Histogram and density distribution in R by ggplot2

ggplot2

#1

Hello experts,

I have a sales data with values from 1 to 3000000. Most points are in the interval of [1,800] and thus, it has a very long tail.

If I use the following code to create a histogram, the graph looks like not good. Can anyone help with it? I guess it is caused by too speaded values of the x axis? Could I create different bins with different wideth in a same graph?

If I plot a density distribution, ggplot2 seems not produce a normal graph as well.

ggplot(hist_data) +
  geom_histogram(aes(x = sales), fill = "grey", color = "black")


#2

Hi!

You could use dplyr::filter to filter out the extreme x values. It's difficult for me to see what a good value to filter by would be from this graph, but because you say most are between 0 and 1800, you could try this:

library(tidyverse)
library(dplyr)
hist_data %>%
    filter(sales <= 1800) %>%
    ggplot() + 
    geom_histogram(aes(x = sales), fill = "grey", color = "black")

Let me know if that works!


#3

Thanks Fran. However, how can I do if I still want to plot all the data in the histogram, not by filter.
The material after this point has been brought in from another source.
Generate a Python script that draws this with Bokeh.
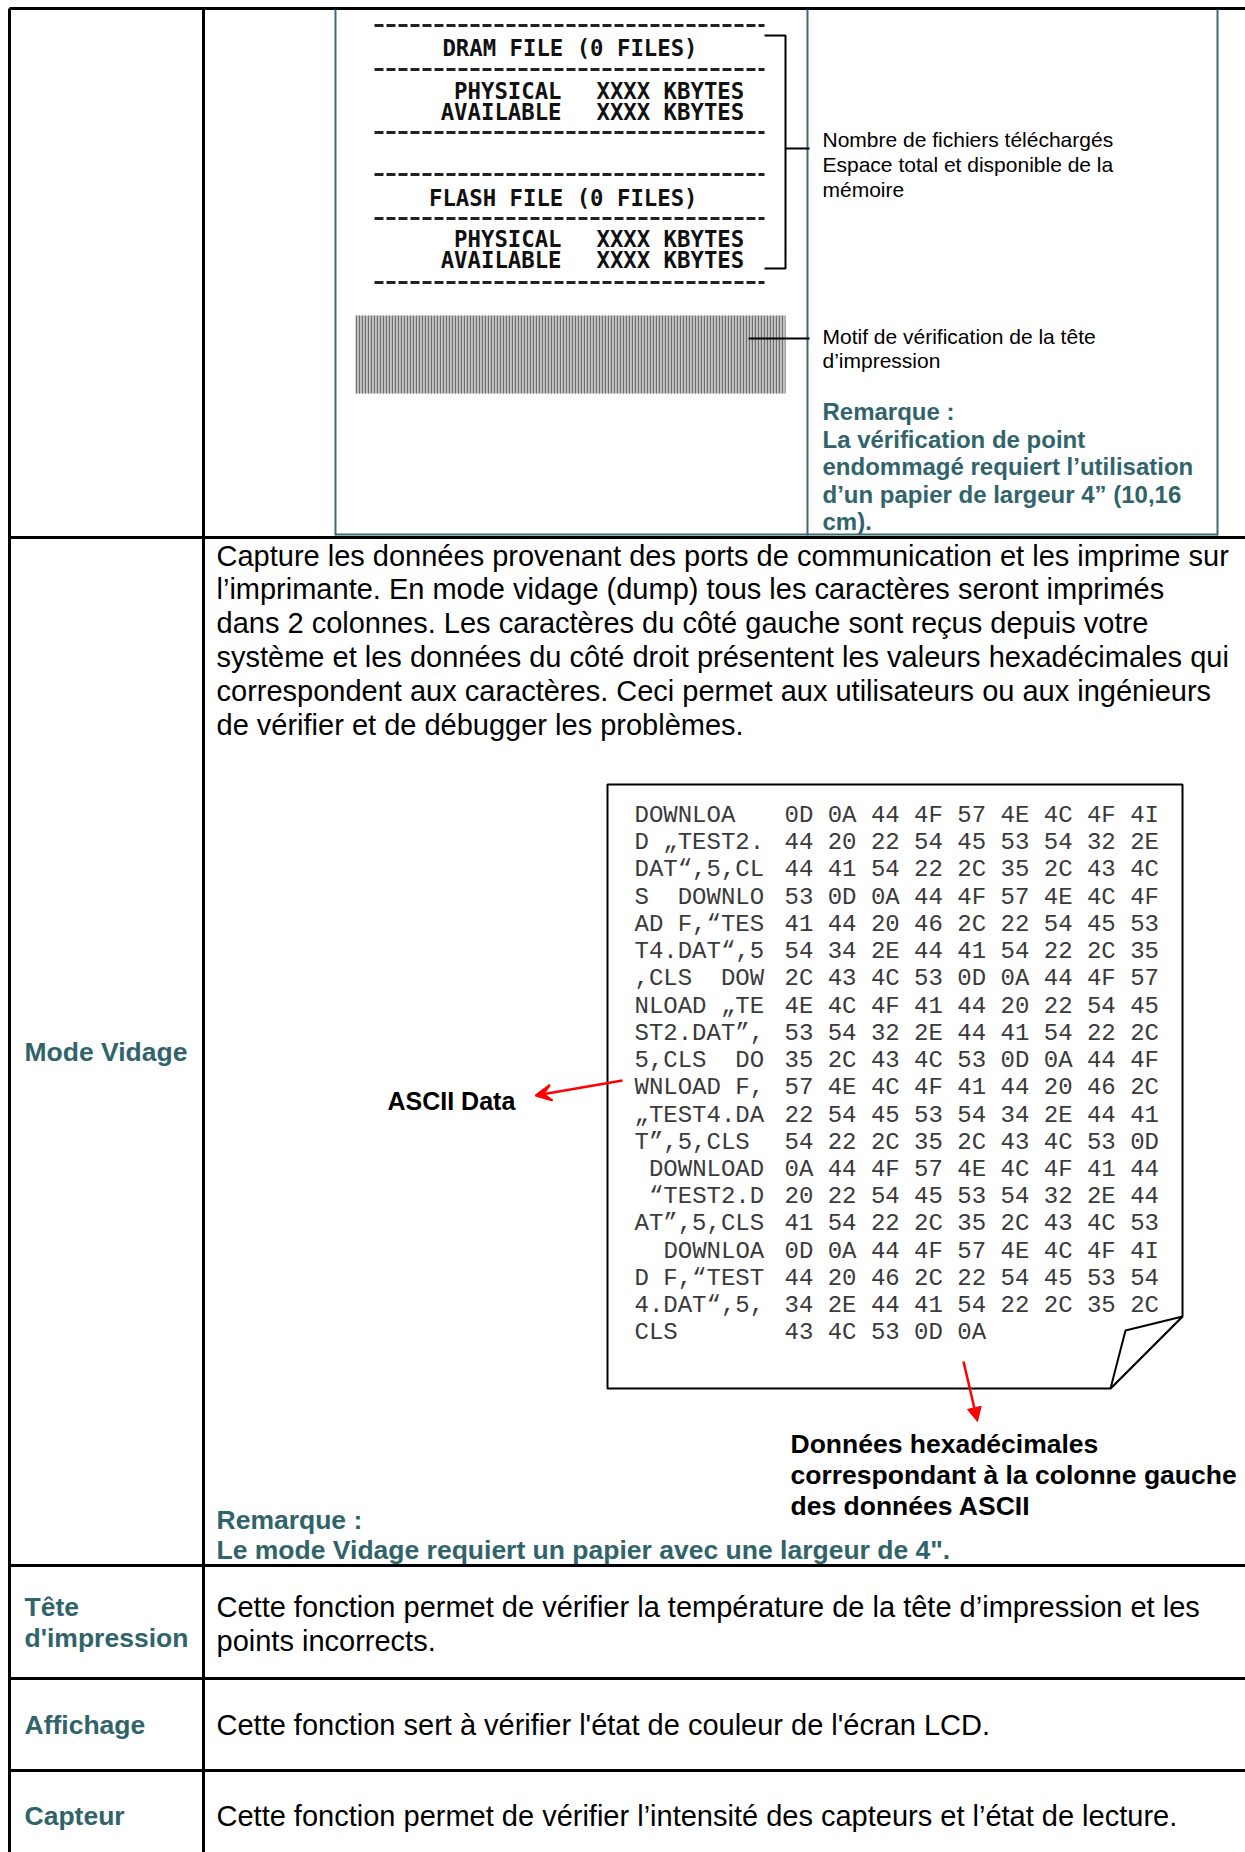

Yes, most of the points are less than 1800, however, there are points from 1800 to 3,000,000 as well (although the density is low)


#4

No problem. You could also try changing around the binwidth argument in geom_histogram()

ggplot(hist_data) +
  geom_histogram(aes(x = sales), fill = "grey", color = "black", binwidth = 5000)

Let me know if that works!


#5

You could also try messing around with bins

https://ggplot2.tidyverse.org/reference/geom_histogram.html

Best,
fran


#6

Thanks, I will try it


#7

Another option is to use log-transformation, specifically in ggplot2 it is called scale_x_log10.


#8

Here is a little inspiration:

set.seed(860867)
my_dat = tibble(obs = c(sample(1:1800, 1000), sample(1:3e6, 100)))

my_dat %>%
  ggplot(aes(x=obs)) +
  geom_histogram() +
  theme_bw()

my_dat %>%
  ggplot(aes(x=obs)) +
  geom_histogram(binwidth = 1e6) +
  theme_bw()

my_dat %>%
  ggplot(aes(x=obs)) +
  geom_histogram() +
  scale_x_continuous(trans="log10") +
  theme_bw()